In order for corporate responsibility to be taken farther, it needs to be part of the national discussion.
“I think we don’t yet really have a middle ground to work with on this,” Scheffer said. “No one’s talking about this in presidential elections, I can tell you that.”
Some businesses, however, are taking matters into their own hands. In light of Indiana’s proposed “religious freedom” law, believed by many to enable overt discrimination against the LGBT community by vendors, Angie’s List and Apple have both publicly questioned their plans to expand into the state.
“It just shows how, even on a corporate level, that corporations don’t just sit back and accept all of this,” Scheffer said.
Caroline Kaeb, UConn’s first assistant professor for business and human rights, said she knew she wanted to go into the field as a student at Northwest University after Scheffer’s first lecture.
“It really was right then and there that I was inspired by human rights,” Kaeb said. “David is a true visionary, a true pioneering mind in human policy research.”
Scheffer said the world’s youth is at least partially responsible for the cultural shift needed to further encourage corporate responsibility.
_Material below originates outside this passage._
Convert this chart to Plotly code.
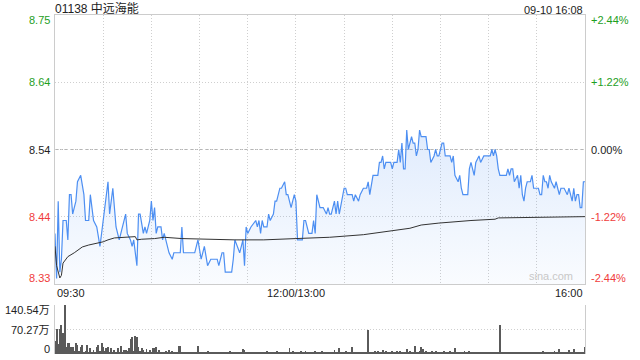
import plotly.graph_objects as go

# ---------------- data ----------------
stock_title = "01138 中远海能"
stamp = "09-10 16:08"
prev_close = 8.54
pct_levels = [0.0244, 0.0122, 0.0, -0.0122, -0.0244]
price_labels = ["8.75", "8.64", "8.54", "8.44", "8.33"]
pct_labels = ["+2.44%", "+1.22%", "0.00%", "-1.22%", "-2.44%"]
time_tick_pos = [0, 150, 330]
time_tick_labels = ["09:30", "12:00/13:00", "16:00"]
vol_tick_vals = [140.54, 70.27, 0]
vol_tick_labels = ["140.54万", "70.27万", "0"]

price_t = [0, 1, 2, 3, 4, 5, 7, 8, 9, 10, 11, 13, 14, 16, 18, 19, 21, 22, 24, 26,
           28, 29, 31, 33, 34, 36, 38, 40, 42, 44, 45, 47, 48, 49, 51, 52, 53, 55, 56, 57,
           59, 60, 61, 62, 63, 64, 66, 67, 68, 71, 73, 74, 78, 79, 80, 87, 89, 91, 93, 95,
           97, 101, 102, 104, 105, 106, 110, 111, 112, 115, 117, 118, 119, 120, 122, 125, 126, 127, 128, 129,
           130, 132, 133, 134, 136, 137, 138, 140, 141, 143, 144, 145, 146, 147, 149, 150, 151, 154, 155, 156,
           158, 160, 161, 162, 163, 165, 167, 169, 170, 171, 172, 174, 175, 176, 177, 180, 181, 182, 185, 186,
           187, 189, 190, 192, 194, 195, 196, 198, 201, 202, 203, 204, 205, 206, 209, 210, 211, 213, 214, 215,
           216, 217, 218, 219, 220, 222, 223, 224, 225, 226, 227, 228, 231, 232, 233, 234, 236, 237, 238, 239,
           240, 241, 242, 243, 246, 247, 248, 249, 251, 252, 253, 254, 257, 258, 259, 260, 261, 262, 264, 265,
           267, 271, 272, 273, 274, 275, 276, 277, 281, 282, 283, 284, 285, 286, 288, 289, 290, 291, 292, 293,
           294, 296, 297, 298, 300, 301, 302, 303, 304, 305, 306, 307, 308, 309, 311, 312, 313, 314, 315, 317,
           319, 320, 321, 322, 323, 324, 325, 326, 327, 328, 329, 330]
price_v = [8.41, 8.34, 8.46, 8.35, 8.37, 8.43, 8.43, 8.40, 8.47, 8.47, 8.44, 8.46, 8.49, 8.50, 8.47, 8.43, 8.43, 8.47, 8.43, 8.42,
           8.39, 8.41, 8.45, 8.49, 8.44, 8.48, 8.42, 8.40, 8.42, 8.44, 8.41, 8.40, 8.39, 8.40, 8.36, 8.44, 8.44, 8.41, 8.42, 8.41,
           8.43, 8.46, 8.43, 8.45, 8.41, 8.42, 8.42, 8.40, 8.41, 8.38, 8.37, 8.38, 8.38, 8.42, 8.38, 8.38, 8.40, 8.37, 8.39, 8.36,
           8.37, 8.37, 8.36, 8.38, 8.38, 8.35, 8.35, 8.37, 8.40, 8.38, 8.40, 8.36, 8.42, 8.41, 8.42, 8.43, 8.42, 8.43, 8.41, 8.43,
           8.42, 8.42, 8.44, 8.43, 8.44, 8.46, 8.46, 8.48, 8.48, 8.49, 8.47, 8.47, 8.46, 8.45, 8.47, 8.46, 8.40, 8.40, 8.43, 8.43,
           8.41, 8.41, 8.43, 8.41, 8.47, 8.45, 8.45, 8.44, 8.45, 8.44, 8.44, 8.46, 8.44, 8.46, 8.44, 8.48, 8.48, 8.47, 8.47, 8.46,
           8.47, 8.46, 8.47, 8.48, 8.48, 8.49, 8.47, 8.50, 8.50, 8.52, 8.52, 8.53, 8.51, 8.52, 8.52, 8.51, 8.52, 8.52, 8.54, 8.52,
           8.55, 8.51, 8.51, 8.57, 8.54, 8.56, 8.55, 8.55, 8.53, 8.54, 8.57, 8.56, 8.56, 8.54, 8.54, 8.52, 8.53, 8.54, 8.53, 8.53,
           8.54, 8.55, 8.55, 8.53, 8.53, 8.52, 8.53, 8.50, 8.49, 8.50, 8.48, 8.47, 8.47, 8.51, 8.52, 8.51, 8.50, 8.52, 8.53, 8.52,
           8.53, 8.53, 8.54, 8.53, 8.54, 8.53, 8.51, 8.50, 8.50, 8.51, 8.50, 8.51, 8.51, 8.49, 8.50, 8.48, 8.50, 8.47, 8.46, 8.48,
           8.49, 8.49, 8.50, 8.48, 8.48, 8.48, 8.47, 8.47, 8.50, 8.49, 8.49, 8.48, 8.50, 8.49, 8.48, 8.49, 8.48, 8.47, 8.48, 8.48,
           8.47, 8.48, 8.47, 8.46, 8.48, 8.46, 8.47, 8.47, 8.45, 8.45, 8.49, 8.49]

avg_t = [0, 1, 3, 4, 5, 8, 12, 17, 21, 27, 30, 33, 37, 50, 51, 54, 62, 68, 79, 112,
         130, 150, 171, 192, 201, 210, 221, 228, 239, 259, 274, 276, 301, 330]
avg_v = [8.39, 8.36, 8.341, 8.345, 8.364, 8.374, 8.380, 8.389, 8.392, 8.395, 8.397, 8.400, 8.403, 8.405, 8.400, 8.401, 8.402, 8.404, 8.402, 8.400,
         8.400, 8.402, 8.404, 8.408, 8.411, 8.415, 8.418, 8.423, 8.426, 8.430, 8.432, 8.434, 8.435, 8.436]

volume = [37, 72, 30, 72, 83, 59, 140.54, 21, 31, 31,
          21, 21, 8, 31, 26, 9, 21, 26, 6, 8,
          27, 5, 16, 7, 11, 6, 21, 26, 9, 31,
          21, 8, 16, 21, 5, 16, 7, 11, 4, 16,
          6, 23, 5, 11, 12, 8, 16, 43, 50, 9,
          52, 50, 21, 8, 16, 12, 6, 13, 7, 12,
          5, 16, 16, 20, 6, 12, 4, 7, 5, 10,
          6, 12, 4, 10, 5, 7, 3, 24, 24, 5,
          6, 4, 3, 5, 4, 3, 6, 4, 5, 24,
          4, 5, 3, 6, 4, 8, 3, 5, 4, 6,
          3, 7, 4, 5, 3, 6, 4, 5, 3, 8,
          6, 4, 5, 3, 7, 4, 5, 13, 12, 4,
          6, 3, 5, 4, 6, 3, 5, 7, 4, 3,
          5, 4, 8, 3, 5, 4, 6, 3, 8, 4,
          5, 3, 6, 4, 7, 5, 16, 4, 8, 6,
          5, 7, 4, 8, 6, 5, 9, 4, 3, 6,
          4, 5, 8, 3, 6, 4, 10, 5, 3, 6,
          4, 7, 3, 5, 11, 6, 4, 16, 5, 3,
          6, 8, 4, 5, 3, 20, 6, 4, 7, 3,
          5, 6, 3, 4, 5, 69, 4, 6, 3, 8,
          5, 9, 4, 6, 12, 3, 10, 5, 7, 4,
          10, 6, 5, 8, 4, 10, 3, 6, 7, 13,
          5, 8, 4, 6, 22, 7, 5, 10, 20, 14,
          6, 9, 4, 7, 5, 8, 3, 10, 6, 4,
          7, 5, 8, 4, 6, 3, 9, 5, 4, 18,
          6, 4, 7, 3, 5, 8, 4, 6, 8, 3,
          5, 6, 4, 3, 7, 5, 4, 6, 3, 5,
          4, 6, 3, 5, 4, 6, 3, 83, 4, 5,
          3, 4, 6, 3, 5, 6, 4, 3, 5, 4,
          3, 5, 4, 6, 3, 5, 4, 3, 6, 4,
          5, 3, 4, 6, 10, 4, 5, 3, 6, 4,
          5, 8, 4, 6, 13, 5, 3, 7, 4, 6,
          12, 4, 5, 14, 6, 4, 3, 5, 6, 5,
          21]

# ---------------- styling ----------------
FONT = "Liberation Sans, Arial, Noto Sans CJK SC, sans-serif"
GREEN = "#1ea01e"
RED = "#f03c3c"
BLACK = "#222222"
GRID = "#cfcfcf"
level_prices = [prev_close * (1 + p) for p in pct_levels]
level_colors = [GREEN, GREEN, BLACK, RED, RED]
ymin, ymax = level_prices[-1], level_prices[0]

fig = go.Figure()

fig.add_trace(go.Scatter(
    x=price_t, y=price_v, mode="lines",
    line=dict(color="#4d8ff2", width=1.2),
    fill="tozeroy",
    fillgradient=dict(type="vertical",
                      colorscale=[[0, "rgba(77,143,242,0.03)"], [1, "rgba(77,143,242,0.18)"]],
                      start=ymin, stop=8.58),
    xaxis="x", yaxis="y", hoverinfo="skip"))

fig.add_trace(go.Scatter(
    x=avg_t, y=avg_v, mode="lines",
    line=dict(color="#333333", width=1),
    xaxis="x", yaxis="y", hoverinfo="skip"))

fig.add_trace(go.Bar(
    x=list(range(len(volume))), y=volume,
    marker=dict(color="#5a5a5a", line=dict(width=0)),
    width=0.55, xaxis="x2", yaxis="y2", hoverinfo="skip"))

main_bottom = (360 - 284 - 6) / 339.0
vol_top = (360 - 305 - 6) / 339.0

fig.update_layout(
    width=640, height=360,
    margin=dict(l=55, r=55, t=15, b=6),
    paper_bgcolor="white", plot_bgcolor="white",
    showlegend=False, bargap=0,
    font=dict(family=FONT, size=11, color=BLACK),
    xaxis=dict(domain=[0, 1], range=[0, 330], tickvals=list(range(0, 331, 30)),
               showticklabels=False, ticks="", showgrid=True, gridcolor=GRID,
               griddash="1px,2px", gridwidth=1, zeroline=False,
               showline=True, mirror=True, linecolor="#cccccc", linewidth=1, anchor="y"),
    yaxis=dict(domain=[main_bottom, 1], range=[ymin, ymax], tickvals=level_prices,
               showticklabels=False, ticks="", showgrid=True, gridcolor=GRID,
               griddash="1px,2px", gridwidth=1, zeroline=False,
               showline=True, mirror=True, linecolor="#cccccc", linewidth=1, anchor="x"),
    xaxis2=dict(domain=[0, 1], range=[0, 330], matches="x", showticklabels=False, ticks="",
                showgrid=False, zeroline=False, showline=False, anchor="y2"),
    yaxis2=dict(domain=[0, vol_top], range=[0, vol_tick_vals[0]], tickvals=vol_tick_vals[:2],
                showticklabels=False, ticks="", showgrid=True, gridcolor=GRID,
                griddash="1px,2px", zeroline=False,
                showline=True, mirror=True, linecolor="#cccccc", linewidth=1, anchor="x2"),
)

# dashed previous-close line
fig.add_shape(type="line", xref="x", yref="y", x0=0, x1=330, y0=prev_close, y1=prev_close,
              line=dict(color="#b5b5b5", width=1, dash="3px,2px"), layer="below")

ann = []
anchors = ["top", "middle", "middle", "middle", "bottom"]
yshifts = [3, 0, 0, 0, -2]
for yv, lab, pl, col, anc, ys in zip(level_prices, price_labels, pct_labels, level_colors, anchors, yshifts):
    ann.append(dict(x=0, xref="paper", y=yv, yref="y", text=lab, showarrow=False,
                    xanchor="right", yanchor=anc, xshift=-3, yshift=ys, font=dict(color=col, size=11)))
    ann.append(dict(x=1, xref="paper", y=yv, yref="y", text=pl, showarrow=False,
                    xanchor="left", yanchor=anc, xshift=4, yshift=ys, font=dict(color=col, size=11)))

for xv, lab, xa in zip(time_tick_pos, time_tick_labels, ["left", "center", "right"]):
    ann.append(dict(x=xv, xref="x", y=main_bottom, yref="paper", text=lab, showarrow=False,
                    xanchor=xa, yanchor="top", yshift=-1, font=dict(color=BLACK, size=11)))

for yv, lab, anc, ys in zip(vol_tick_vals, vol_tick_labels, ["top", "middle", "bottom"], [3, 0, -3]):
    ann.append(dict(x=0, xref="paper", y=yv, yref="y2", text=lab, showarrow=False,
                    xanchor="right", yanchor=anc, xshift=-3, yshift=ys, font=dict(color=BLACK, size=11)))

ann.append(dict(x=0, xref="paper", y=1, yref="paper", text=stock_title, showarrow=False,
                xanchor="left", yanchor="bottom", xshift=-2, yshift=-3, font=dict(color=BLACK, size=12)))
ann.append(dict(x=1, xref="paper", y=1, yref="paper", text=stamp, showarrow=False,
                xanchor="right", yanchor="bottom", yshift=-3, font=dict(color=BLACK, size=11)))
ann.append(dict(x=330, xref="x", y=ymin, yref="y", text="sina.com", showarrow=False,
                xanchor="right", yanchor="bottom", xshift=-10, font=dict(color="#c8c8c8", size=11)))

fig.update_layout(annotations=ann)
fig.write_html("out.html", config={"displayModeBar": False},
               post_script="document.body.style.margin='0';")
He said Ira Glass’ interview with several Wall Street traders fresh out of the recession in 2008 on NPR best demonstrated the “astonishingly frank and atrociously hideous” perspectives of many already in the business world.
“These young traders saw themselves as the smart ones, the masters of the universe,” he said. “Our colleagues in business, when you present them with a human rights policy, you get deer eyes.”
This disconnect was demonstrated by numerous students in the audience, who made it clear they were “only there for class” and didn’t have much to say on the subject of human rights in their chosen field.
Scheffer, at least, made it equally clear that this cannot stand.
“My life has been focused for 25 years on how to prevent atrocities, so I’m afraid I enter this with a certain mindset,” said Scheffer, who served as a U.S. war crimes ambassador. “I don’t care if you don’t make a lot of money, but I do care if you fail ethically.”